--- Direction ---
Only the lines from the start of the data through the line containing "var fontSize = 39;" should be written out, exactly as they are, with both ends included and the pictures left out.

--- Data segment ---

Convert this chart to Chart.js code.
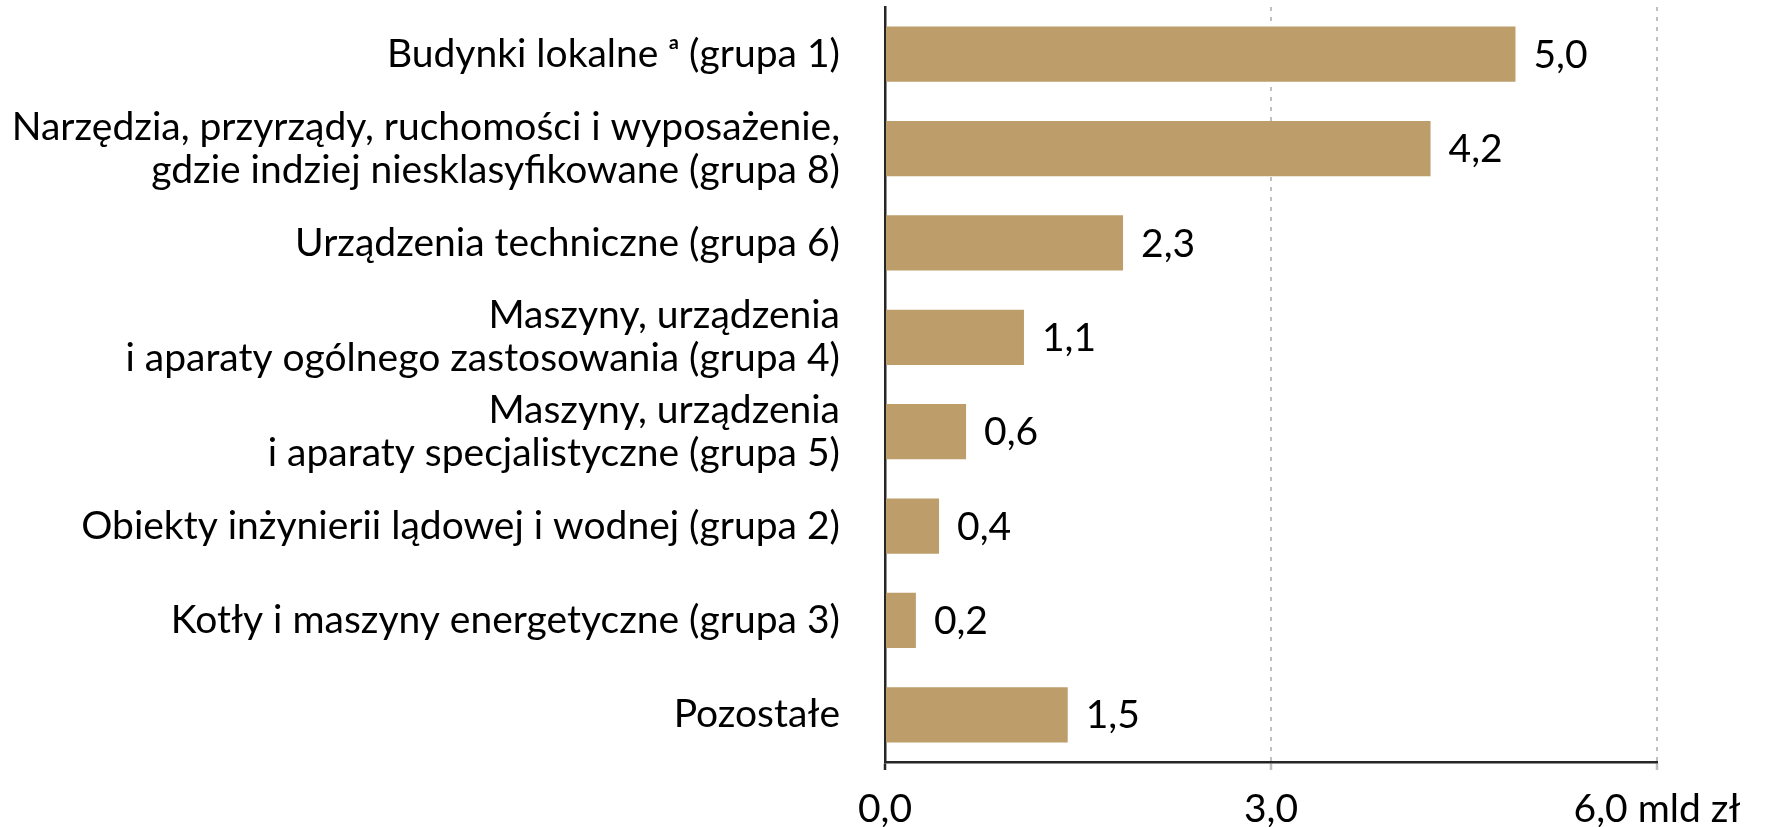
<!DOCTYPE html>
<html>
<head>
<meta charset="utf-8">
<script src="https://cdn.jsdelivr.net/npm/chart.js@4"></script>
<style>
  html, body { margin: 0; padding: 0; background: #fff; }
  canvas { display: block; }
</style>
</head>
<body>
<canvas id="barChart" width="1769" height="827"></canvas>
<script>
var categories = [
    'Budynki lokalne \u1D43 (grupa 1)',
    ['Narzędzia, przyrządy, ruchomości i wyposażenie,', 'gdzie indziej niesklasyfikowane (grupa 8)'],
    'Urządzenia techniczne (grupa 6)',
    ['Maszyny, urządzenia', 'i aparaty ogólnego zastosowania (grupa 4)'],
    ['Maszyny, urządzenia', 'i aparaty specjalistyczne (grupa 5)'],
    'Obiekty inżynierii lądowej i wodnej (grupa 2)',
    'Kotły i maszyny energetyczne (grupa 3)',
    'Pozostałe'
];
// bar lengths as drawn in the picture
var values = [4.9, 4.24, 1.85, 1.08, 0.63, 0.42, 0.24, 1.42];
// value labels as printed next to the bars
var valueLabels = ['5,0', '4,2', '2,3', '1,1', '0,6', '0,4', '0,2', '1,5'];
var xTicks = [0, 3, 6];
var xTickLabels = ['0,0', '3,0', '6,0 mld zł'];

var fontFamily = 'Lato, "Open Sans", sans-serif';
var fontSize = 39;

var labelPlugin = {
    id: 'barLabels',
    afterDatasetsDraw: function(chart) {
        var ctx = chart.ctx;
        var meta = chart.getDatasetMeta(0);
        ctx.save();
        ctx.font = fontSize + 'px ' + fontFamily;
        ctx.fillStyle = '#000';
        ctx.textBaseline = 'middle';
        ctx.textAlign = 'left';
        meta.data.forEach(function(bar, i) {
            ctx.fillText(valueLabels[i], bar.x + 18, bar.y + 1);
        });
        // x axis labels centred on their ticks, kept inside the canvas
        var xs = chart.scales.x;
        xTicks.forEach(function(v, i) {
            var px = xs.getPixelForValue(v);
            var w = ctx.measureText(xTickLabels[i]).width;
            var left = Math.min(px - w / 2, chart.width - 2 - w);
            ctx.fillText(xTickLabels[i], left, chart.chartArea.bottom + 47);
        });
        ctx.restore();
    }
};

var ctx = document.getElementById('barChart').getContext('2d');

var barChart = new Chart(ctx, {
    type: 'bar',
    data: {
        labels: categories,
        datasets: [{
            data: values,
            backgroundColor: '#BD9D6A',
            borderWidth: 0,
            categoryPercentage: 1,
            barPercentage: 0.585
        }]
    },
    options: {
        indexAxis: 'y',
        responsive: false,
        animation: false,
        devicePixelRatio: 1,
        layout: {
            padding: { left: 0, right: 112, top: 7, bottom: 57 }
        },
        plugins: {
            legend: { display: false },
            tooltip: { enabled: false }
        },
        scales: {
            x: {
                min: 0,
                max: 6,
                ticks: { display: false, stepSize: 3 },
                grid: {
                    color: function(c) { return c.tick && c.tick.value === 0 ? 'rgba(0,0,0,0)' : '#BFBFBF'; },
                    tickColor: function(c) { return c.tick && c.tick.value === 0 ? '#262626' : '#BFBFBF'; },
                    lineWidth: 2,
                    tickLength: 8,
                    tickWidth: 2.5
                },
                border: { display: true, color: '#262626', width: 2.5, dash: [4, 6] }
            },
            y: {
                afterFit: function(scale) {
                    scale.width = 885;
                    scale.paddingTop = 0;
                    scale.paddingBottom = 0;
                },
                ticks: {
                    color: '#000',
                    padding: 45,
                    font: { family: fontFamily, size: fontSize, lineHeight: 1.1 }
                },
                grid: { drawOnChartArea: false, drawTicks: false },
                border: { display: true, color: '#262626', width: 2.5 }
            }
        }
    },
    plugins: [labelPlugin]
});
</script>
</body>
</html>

--- Finished task ---
Convert this chart to Chart.js code.
<!DOCTYPE html>
<html>
<head>
<meta charset="utf-8">
<script src="https://cdn.jsdelivr.net/npm/chart.js@4"></script>
<style>
  html, body { margin: 0; padding: 0; background: #fff; }
  canvas { display: block; }
</style>
</head>
<body>
<canvas id="barChart" width="1769" height="827"></canvas>
<script>
var categories = [
    'Budynki lokalne \u1D43 (grupa 1)',
    ['Narzędzia, przyrządy, ruchomości i wyposażenie,', 'gdzie indziej niesklasyfikowane (grupa 8)'],
    'Urządzenia techniczne (grupa 6)',
    ['Maszyny, urządzenia', 'i aparaty ogólnego zastosowania (grupa 4)'],
    ['Maszyny, urządzenia', 'i aparaty specjalistyczne (grupa 5)'],
    'Obiekty inżynierii lądowej i wodnej (grupa 2)',
    'Kotły i maszyny energetyczne (grupa 3)',
    'Pozostałe'
];
// bar lengths as drawn in the picture
var values = [4.9, 4.24, 1.85, 1.08, 0.63, 0.42, 0.24, 1.42];
// value labels as printed next to the bars
var valueLabels = ['5,0', '4,2', '2,3', '1,1', '0,6', '0,4', '0,2', '1,5'];
var xTicks = [0, 3, 6];
var xTickLabels = ['0,0', '3,0', '6,0 mld zł'];

var fontFamily = 'Lato, "Open Sans", sans-serif';
var fontSize = 39;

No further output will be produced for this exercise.